At the University of British Columbia, Wind has served as a Killam Postdoctoral Fellow in Anthropology. She is also affiliated with the University of California, Riverside, where she is a President's and Andrew W. Mellon Postdoctoral Fellow in the Departments of Black Study and Media & Cultural Studies.

== Research and activism ==
Wind's scholarship centers on the intersection of academia, militarism, and settler-colonial projects. Her work critically examines the ways Israeli universities are implicated in the occupation of Palestinian territories, the suppression of Palestinian academic freedom, and the export of Israeli security models. She collaborates with local and transnational coalitions organizing for abolition, demilitarization, and decolonization.

== Towers of Ivory and Steel ==
Wind's book, Towers of Ivory and Steel: How Israeli Universities Deny Palestinian Freedom (2024), is a major critical study of Israeli higher education. Drawing on ethnographic and archival research, Wind documents how Israeli universities are entangled with the state’s military and security apparatus, contributing to the occupation and repression of Palestinians. The book argues that Israeli universities serve as "pillars of Israel's system of oppression against Palestinians", providing research, training, and infrastructure for military operations, as well as suppressing Palestinian academic life and dissent.

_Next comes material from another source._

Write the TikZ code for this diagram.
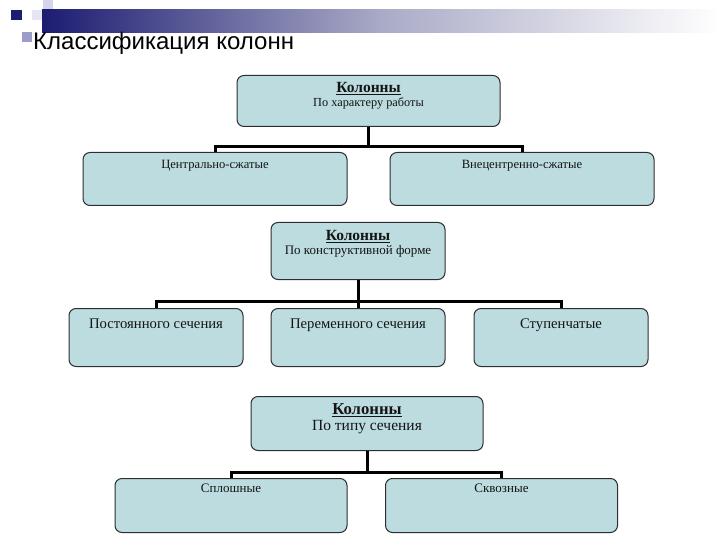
\documentclass[tikz,border=0pt]{standalone}
\usepackage{fontspec}
\setmainfont{Liberation Serif}
\newfontfamily\headfont{Liberation Sans}
\usepackage{tikz}
\usetikzlibrary{positioning, calc}
\usepackage{xcolor}
\definecolor{BoxFill}{HTML}{BCDCE0}
\definecolor{BoxLine}{HTML}{2A2E30}
\definecolor{Navy}{HTML}{1C1C72}
\definecolor{MidBar}{HTML}{A9AAC6}
\definecolor{Lilac}{HTML}{9C9CC8}
\definecolor{PaleLilac}{HTML}{D4D4EA}
\definecolor{TextDark}{HTML}{141414}

\newcommand{\headline}[2]{{\fontsize{#1}{#1}\selectfont\bfseries\underline{#2}}}

\begin{document}
\begin{tikzpicture}[x=1pt, y=-1pt,
            box/.style={rectangle, draw=BoxLine, line width=1pt, fill=BoxFill, rounded corners=7pt, anchor=north, inner sep=0pt, align=center, text=TextDark},
            topbox/.style={box, minimum width=263pt, minimum height=51pt},
            midbox/.style={box, minimum width=174pt, minimum height=57pt},
            lowbox/.style={box, minimum width=232pt, minimum height=54pt},
            conn/.style={line width=3pt, color=black}
        ]
            \useasboundingbox (0,0) rectangle (720,540);

            % Slide header
            \fill[PaleLilac] (43,0) rectangle (53,10);
            \fill[PaleLilac!60] (32,10) rectangle (43,20);
            \fill[Lilac] (22,32) rectangle (32,42);
            \fill[Navy] (11,10) rectangle (22,20);
            \shade[left color=Navy, right color=MidBar] (42,10) rectangle (380,33);
            \shade[left color=MidBar, right color=white] (380,10) rectangle (720,33);
            \node[anchor=base west, inner sep=0pt, font=\headfont\fontsize{24}{24}\selectfont] (title) at (33,50) {Классификация колонн};

            % By type of work
            \node[topbox, text height=31pt, text depth=20pt] (work) at (368.5,75) {\headline{15.5}{Колонны}\\[2pt]{\fontsize{12.3}{12.3}\selectfont По характеру работы}};
            \node[box, minimum width=264pt, minimum height=53pt, text height=16pt, text depth=37pt, font=\fontsize{12.6}{12.6}\selectfont] (central) at (215,152) {Центрально-сжатые};
            \node[box, minimum width=264pt, minimum height=53pt, text height=16pt, text depth=37pt, font=\fontsize{12.6}{12.6}\selectfont] (eccentric) at (522,152) {Внецентренно-сжатые};

            % By structural form
            \node[midbox, text height=32pt, text depth=25pt] (form) at (358,222) {\headline{15.5}{Колонны}\\[2pt]{\fontsize{13}{13}\selectfont По конструктивной форме}};
            \node[midbox, minimum height=58pt, text height=20pt, text depth=38pt, font=\fontsize{14.7}{14.7}\selectfont] (constant) at (156,308) {Постоянного сечения};
            \node[midbox, minimum height=58pt, text height=20pt, text depth=38pt, font=\fontsize{14.7}{14.7}\selectfont] (variable) at (358,308) {Переменного сечения};
            \node[midbox, minimum height=58pt, text height=20pt, text depth=38pt, font=\fontsize{14.7}{14.7}\selectfont] (stepped) at (561,308) {Ступенчатые};

            % By section type
            \node[lowbox, text height=34pt, text depth=20pt] (section) at (367,396) {\headline{16.7}{Колонны}\\[3pt]{\fontsize{15.5}{15.5}\selectfont По типу сечения}};
            \node[lowbox, text height=14pt, text depth=40pt, font=\fontsize{13}{13}\selectfont] (solid) at (231,478) {Сплошные};
            \node[lowbox, text height=14pt, text depth=40pt, font=\fontsize{13}{13}\selectfont] (lattice) at (501.5,478) {Сквозные};

            % Connections
            \coordinate (busA) at (368.5,147);
            \coordinate (busB) at (358,301);
            \coordinate (busC) at (367,472);
            \draw[conn] (work.south) -- (busA);
            \draw[conn] (central.north) |- (busA) -| (eccentric.north);
            \draw[conn] (form.south) -- (busB);
            \draw[conn] (constant.north) |- (busB) -| (stepped.north);
            \draw[conn] (busB) -- (variable.north);
            \draw[conn] (section.south) -- (busC);
            \draw[conn] (solid.north) |- (busC) -| (lattice.north);
        \end{tikzpicture}
\end{document}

The book has been described as "a powerful exposé" and "paradigm-shifting", praised for its meticulous research and for challenging the myth of Israeli academia as a liberal bastion of free inquiry. Wind's work has been recognized as a significant contribution to debates on academic freedom, the academic boycott of Israel, and the global politics of higher education.

== Public engagement ==
Wind is active as a public intellectual, giving lectures and participating in events at universities internationally, including Utrecht University in the Netherlands, Trinity College Dublin in Ireland, and California State University Long Beach in the United States. She is frequently cited in discussions about the relationship between Israeli academia, militarism, and the suppression of Palestinian rights.